▸ **The task**
Without the pictures, return exactly the lines from the one with "What Plotly.js code" through the one with "var fill = '#4a423b';". Both end lines belong in the copy.

▸ **Raw records**

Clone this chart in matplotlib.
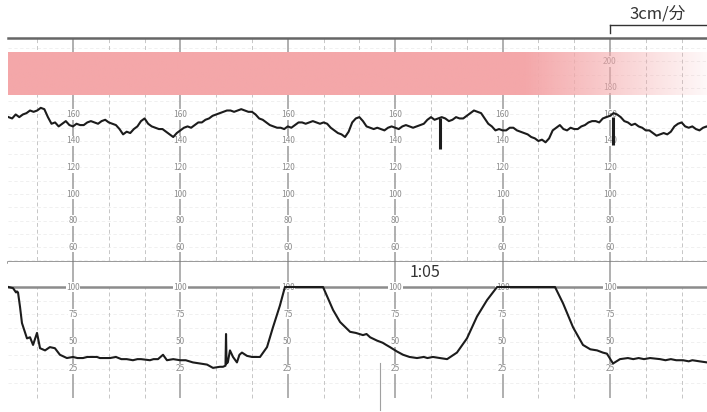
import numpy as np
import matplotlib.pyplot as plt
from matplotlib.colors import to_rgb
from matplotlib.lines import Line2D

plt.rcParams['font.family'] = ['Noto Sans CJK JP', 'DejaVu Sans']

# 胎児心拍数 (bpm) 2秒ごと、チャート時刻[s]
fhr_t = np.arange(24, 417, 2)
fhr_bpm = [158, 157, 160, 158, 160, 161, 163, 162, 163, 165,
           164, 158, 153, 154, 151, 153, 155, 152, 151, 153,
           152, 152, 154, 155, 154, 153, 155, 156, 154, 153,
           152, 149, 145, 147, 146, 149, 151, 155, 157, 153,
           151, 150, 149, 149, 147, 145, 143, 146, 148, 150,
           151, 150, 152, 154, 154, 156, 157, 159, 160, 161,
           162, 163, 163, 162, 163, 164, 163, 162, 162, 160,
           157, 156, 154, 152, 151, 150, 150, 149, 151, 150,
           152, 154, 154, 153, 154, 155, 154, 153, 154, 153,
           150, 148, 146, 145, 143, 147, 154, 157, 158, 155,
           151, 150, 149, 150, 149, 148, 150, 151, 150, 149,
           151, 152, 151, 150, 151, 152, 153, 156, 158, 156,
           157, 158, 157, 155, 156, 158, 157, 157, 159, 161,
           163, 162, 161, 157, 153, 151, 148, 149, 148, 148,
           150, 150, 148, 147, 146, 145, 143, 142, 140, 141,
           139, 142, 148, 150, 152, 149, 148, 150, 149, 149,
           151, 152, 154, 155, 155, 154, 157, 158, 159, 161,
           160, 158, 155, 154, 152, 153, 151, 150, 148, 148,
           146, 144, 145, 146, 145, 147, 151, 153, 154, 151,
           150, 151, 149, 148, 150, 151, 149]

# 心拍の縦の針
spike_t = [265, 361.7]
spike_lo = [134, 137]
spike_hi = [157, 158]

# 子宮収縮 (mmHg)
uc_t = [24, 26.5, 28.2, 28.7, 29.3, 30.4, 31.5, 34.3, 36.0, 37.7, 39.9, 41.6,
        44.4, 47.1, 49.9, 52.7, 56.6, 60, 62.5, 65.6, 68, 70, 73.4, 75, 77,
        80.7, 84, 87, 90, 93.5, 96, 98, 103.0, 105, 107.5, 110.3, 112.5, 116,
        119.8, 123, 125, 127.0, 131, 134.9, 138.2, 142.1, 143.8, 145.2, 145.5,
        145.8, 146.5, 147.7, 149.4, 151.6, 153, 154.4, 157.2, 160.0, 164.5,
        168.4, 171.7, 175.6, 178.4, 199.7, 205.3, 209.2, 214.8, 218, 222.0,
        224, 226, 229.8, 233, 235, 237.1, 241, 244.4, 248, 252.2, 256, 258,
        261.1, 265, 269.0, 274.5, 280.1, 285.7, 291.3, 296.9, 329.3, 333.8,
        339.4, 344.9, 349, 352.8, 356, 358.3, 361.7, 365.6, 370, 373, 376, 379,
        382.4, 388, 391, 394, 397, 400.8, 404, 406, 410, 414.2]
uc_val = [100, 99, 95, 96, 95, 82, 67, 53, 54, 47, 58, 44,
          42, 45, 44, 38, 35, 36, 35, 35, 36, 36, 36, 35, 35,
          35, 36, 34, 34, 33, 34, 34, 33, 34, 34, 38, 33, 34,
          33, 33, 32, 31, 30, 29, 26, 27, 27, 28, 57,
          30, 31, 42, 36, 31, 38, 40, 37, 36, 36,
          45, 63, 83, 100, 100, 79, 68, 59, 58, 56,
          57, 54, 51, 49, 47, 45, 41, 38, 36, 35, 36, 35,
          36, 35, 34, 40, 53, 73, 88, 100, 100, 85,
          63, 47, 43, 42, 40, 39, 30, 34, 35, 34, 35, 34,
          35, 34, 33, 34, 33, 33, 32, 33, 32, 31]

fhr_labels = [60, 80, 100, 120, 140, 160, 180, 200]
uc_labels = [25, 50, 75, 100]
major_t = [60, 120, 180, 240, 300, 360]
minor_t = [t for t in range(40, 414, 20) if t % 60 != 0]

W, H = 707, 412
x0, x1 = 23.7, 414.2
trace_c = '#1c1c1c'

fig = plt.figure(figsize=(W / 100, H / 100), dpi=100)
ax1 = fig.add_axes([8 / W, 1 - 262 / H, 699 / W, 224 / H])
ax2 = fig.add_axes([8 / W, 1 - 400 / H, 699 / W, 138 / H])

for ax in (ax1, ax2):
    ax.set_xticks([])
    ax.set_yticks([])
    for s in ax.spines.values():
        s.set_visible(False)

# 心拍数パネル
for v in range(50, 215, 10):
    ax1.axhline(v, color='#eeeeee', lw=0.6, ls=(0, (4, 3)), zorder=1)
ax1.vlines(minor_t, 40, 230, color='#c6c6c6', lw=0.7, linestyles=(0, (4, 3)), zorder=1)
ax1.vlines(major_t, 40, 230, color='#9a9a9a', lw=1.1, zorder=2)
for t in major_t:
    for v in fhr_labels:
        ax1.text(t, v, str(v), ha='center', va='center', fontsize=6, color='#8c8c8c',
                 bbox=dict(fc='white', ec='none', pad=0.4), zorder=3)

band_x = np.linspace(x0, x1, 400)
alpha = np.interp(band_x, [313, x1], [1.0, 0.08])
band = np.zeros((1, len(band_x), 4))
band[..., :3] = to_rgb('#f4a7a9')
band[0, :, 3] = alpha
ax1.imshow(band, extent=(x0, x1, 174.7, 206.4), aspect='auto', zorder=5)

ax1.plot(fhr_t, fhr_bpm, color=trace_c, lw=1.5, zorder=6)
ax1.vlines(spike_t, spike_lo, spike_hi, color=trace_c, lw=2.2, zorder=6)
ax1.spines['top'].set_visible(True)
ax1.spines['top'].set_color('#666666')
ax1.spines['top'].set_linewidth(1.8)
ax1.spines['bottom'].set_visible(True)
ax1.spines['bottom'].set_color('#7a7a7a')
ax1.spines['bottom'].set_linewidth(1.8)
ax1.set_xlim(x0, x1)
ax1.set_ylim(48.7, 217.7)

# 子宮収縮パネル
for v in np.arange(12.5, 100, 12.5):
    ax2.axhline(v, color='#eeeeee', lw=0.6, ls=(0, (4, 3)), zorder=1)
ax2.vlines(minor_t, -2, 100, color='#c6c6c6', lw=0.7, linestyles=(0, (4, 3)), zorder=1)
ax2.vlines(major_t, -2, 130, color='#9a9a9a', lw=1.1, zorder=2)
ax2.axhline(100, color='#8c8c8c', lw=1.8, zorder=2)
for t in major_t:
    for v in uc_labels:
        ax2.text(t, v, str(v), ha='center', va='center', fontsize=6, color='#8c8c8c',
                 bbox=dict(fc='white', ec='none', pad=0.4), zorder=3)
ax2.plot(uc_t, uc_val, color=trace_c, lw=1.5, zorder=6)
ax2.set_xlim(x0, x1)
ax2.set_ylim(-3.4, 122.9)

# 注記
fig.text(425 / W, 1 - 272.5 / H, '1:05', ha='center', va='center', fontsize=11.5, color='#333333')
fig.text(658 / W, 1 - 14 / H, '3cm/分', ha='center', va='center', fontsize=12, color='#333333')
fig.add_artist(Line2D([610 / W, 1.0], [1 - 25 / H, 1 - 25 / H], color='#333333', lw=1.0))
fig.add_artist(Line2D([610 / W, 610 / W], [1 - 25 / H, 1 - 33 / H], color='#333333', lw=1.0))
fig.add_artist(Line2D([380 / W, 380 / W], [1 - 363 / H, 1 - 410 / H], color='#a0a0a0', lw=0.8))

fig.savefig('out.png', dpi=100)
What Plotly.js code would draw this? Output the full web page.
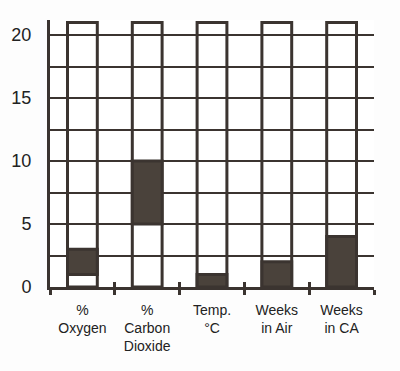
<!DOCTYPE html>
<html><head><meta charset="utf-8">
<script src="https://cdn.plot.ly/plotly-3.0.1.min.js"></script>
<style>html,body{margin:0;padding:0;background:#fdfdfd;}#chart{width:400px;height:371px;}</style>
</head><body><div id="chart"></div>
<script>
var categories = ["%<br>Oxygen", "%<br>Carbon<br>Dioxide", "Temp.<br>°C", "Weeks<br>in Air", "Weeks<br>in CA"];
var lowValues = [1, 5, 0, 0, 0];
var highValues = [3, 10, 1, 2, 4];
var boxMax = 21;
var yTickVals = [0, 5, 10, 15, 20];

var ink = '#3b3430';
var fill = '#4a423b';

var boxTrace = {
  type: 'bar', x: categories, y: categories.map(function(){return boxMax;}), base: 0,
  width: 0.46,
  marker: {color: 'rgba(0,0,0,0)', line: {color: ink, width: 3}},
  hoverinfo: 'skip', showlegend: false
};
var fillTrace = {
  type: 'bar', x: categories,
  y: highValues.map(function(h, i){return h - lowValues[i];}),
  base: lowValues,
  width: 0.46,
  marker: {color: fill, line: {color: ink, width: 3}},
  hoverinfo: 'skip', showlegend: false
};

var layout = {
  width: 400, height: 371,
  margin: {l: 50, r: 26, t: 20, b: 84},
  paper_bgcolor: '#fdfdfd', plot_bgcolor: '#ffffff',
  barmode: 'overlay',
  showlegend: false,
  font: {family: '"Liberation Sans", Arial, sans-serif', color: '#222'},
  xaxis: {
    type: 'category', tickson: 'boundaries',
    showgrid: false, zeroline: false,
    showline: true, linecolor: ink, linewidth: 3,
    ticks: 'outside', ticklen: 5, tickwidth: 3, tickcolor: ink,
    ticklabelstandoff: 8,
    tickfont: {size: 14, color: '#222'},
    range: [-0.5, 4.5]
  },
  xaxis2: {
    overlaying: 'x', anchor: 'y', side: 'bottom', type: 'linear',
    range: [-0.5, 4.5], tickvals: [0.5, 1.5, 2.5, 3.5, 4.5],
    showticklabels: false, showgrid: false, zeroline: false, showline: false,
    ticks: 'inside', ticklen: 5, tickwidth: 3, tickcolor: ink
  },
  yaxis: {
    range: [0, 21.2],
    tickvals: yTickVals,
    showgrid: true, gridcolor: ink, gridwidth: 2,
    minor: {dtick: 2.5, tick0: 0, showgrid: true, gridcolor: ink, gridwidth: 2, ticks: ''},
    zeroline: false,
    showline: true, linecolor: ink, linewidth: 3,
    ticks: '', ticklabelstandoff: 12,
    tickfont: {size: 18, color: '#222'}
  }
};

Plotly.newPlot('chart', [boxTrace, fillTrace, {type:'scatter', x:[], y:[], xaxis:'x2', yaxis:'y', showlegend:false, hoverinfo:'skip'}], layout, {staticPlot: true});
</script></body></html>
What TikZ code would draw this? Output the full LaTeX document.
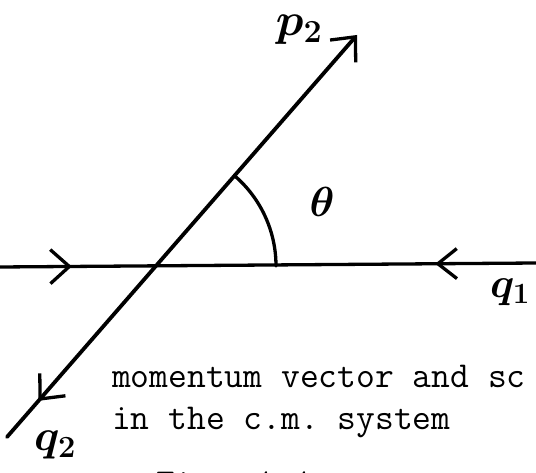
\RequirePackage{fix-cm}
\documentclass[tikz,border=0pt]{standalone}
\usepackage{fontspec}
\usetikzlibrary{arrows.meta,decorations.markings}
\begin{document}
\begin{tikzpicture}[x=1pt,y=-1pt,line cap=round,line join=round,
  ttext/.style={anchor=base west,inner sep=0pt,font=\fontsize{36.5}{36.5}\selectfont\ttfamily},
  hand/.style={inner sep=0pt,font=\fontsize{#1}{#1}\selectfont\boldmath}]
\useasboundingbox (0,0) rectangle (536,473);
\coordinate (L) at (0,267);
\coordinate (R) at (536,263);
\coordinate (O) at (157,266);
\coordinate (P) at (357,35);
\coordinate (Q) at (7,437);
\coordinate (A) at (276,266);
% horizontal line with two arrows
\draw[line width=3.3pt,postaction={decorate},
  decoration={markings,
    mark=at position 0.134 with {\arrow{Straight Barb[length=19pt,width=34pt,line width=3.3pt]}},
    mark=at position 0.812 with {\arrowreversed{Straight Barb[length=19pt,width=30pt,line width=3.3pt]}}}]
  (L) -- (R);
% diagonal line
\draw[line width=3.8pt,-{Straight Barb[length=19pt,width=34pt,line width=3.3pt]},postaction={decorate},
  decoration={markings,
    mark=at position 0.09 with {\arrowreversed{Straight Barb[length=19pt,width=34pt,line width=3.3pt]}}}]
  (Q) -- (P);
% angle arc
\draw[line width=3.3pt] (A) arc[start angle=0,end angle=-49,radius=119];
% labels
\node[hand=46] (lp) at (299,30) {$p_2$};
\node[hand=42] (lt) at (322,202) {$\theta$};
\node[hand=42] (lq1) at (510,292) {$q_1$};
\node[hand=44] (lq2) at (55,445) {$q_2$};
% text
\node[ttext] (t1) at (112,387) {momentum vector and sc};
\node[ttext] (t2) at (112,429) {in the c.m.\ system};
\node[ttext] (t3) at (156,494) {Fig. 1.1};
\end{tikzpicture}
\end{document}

▸ **Full output**
What Plotly.js code would draw this? Output the full web page.
<!DOCTYPE html>
<html><head><meta charset="utf-8">
<script src="https://cdn.plot.ly/plotly-3.0.1.min.js"></script>
<style>html,body{margin:0;padding:0;background:#fdfdfd;}#chart{width:400px;height:371px;}</style>
</head><body><div id="chart"></div>
<script>
var categories = ["%<br>Oxygen", "%<br>Carbon<br>Dioxide", "Temp.<br>°C", "Weeks<br>in Air", "Weeks<br>in CA"];
var lowValues = [1, 5, 0, 0, 0];
var highValues = [3, 10, 1, 2, 4];
var boxMax = 21;
var yTickVals = [0, 5, 10, 15, 20];

var ink = '#3b3430';
var fill = '#4a423b';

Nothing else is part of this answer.